While the letter simply reads as if Profumo would be unavailable to meet up with Keeler until September and asks her not to disappear, Profumo told his son that the letter was him trying to break off the affair.10 David Profumo believes that while his father seems unclear on the actual date of the end of the affair, it’s likely his father continued to see Keeler until the end of that year when the excitement of the illicit relationship had worn off.
But Keeler also says that despite what the public were led to believe, her relationship with Profumo didn’t end in August 1961. She admits that she covered up their continuing affair, having called him in late October 1961, one night heading to Murray’s and later making love in his car, after which she became pregnant by the minister. It was after this date that the two parted ways, she says.

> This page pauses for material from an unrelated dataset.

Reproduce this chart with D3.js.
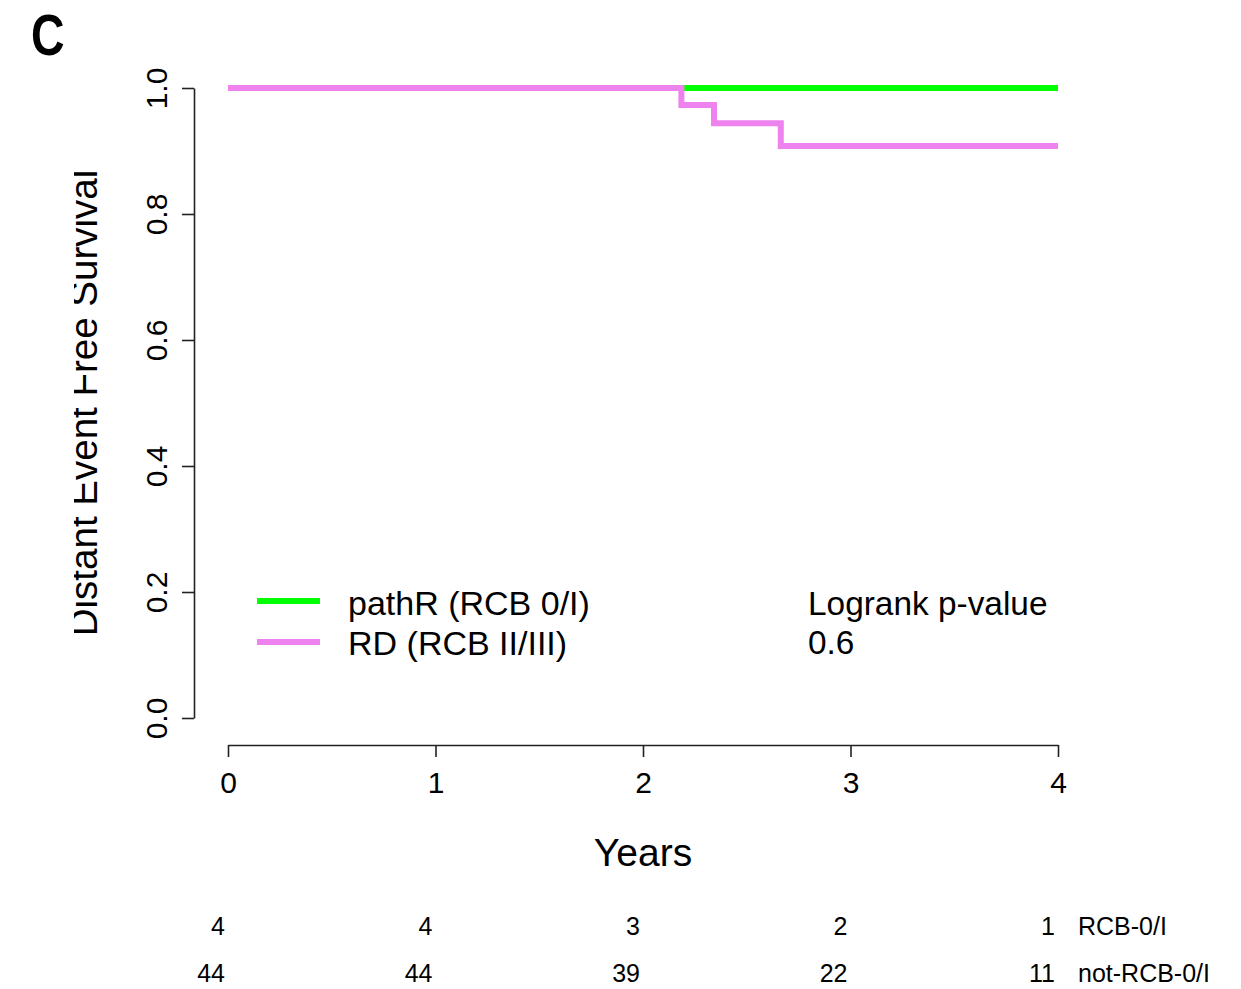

Knightley and Kennedy say the reason Profumo and Keeler split was based on the minister’s insistence that his mistress move out of Ward’s flat and into one he financed, thus protecting him from Ward gossiping about the affair.12
Perhaps it is not unsurprising the accounts of the affair attributed to Keeler and Profumo after the event differ. Profumo seems to recall a brief period of maybe three meetings taking place only during the months of July and August in 1961. Clearly, he was keen to downplay the relationship in any way he could for both personal and professional reasons. Or perhaps Keeler was just one of many affairs over his lifetime and the details weren’t that important to him.
Meanwhile, Keeler claims the romance lasted longer with more assignations between the two lovers. Her motivation to make ‘more’ of the events than Profumo did may have been due to press interest or during a police interrogation, where the idea was to encourage Keeler to link Ward to her relationships. It may simply be the truth.
Of course, it’s not unusual for two lovers to have different accounts of the same relationship after the event. Although most relationships, and how and when they ended, don’t arouse quite as much public interest as this one did.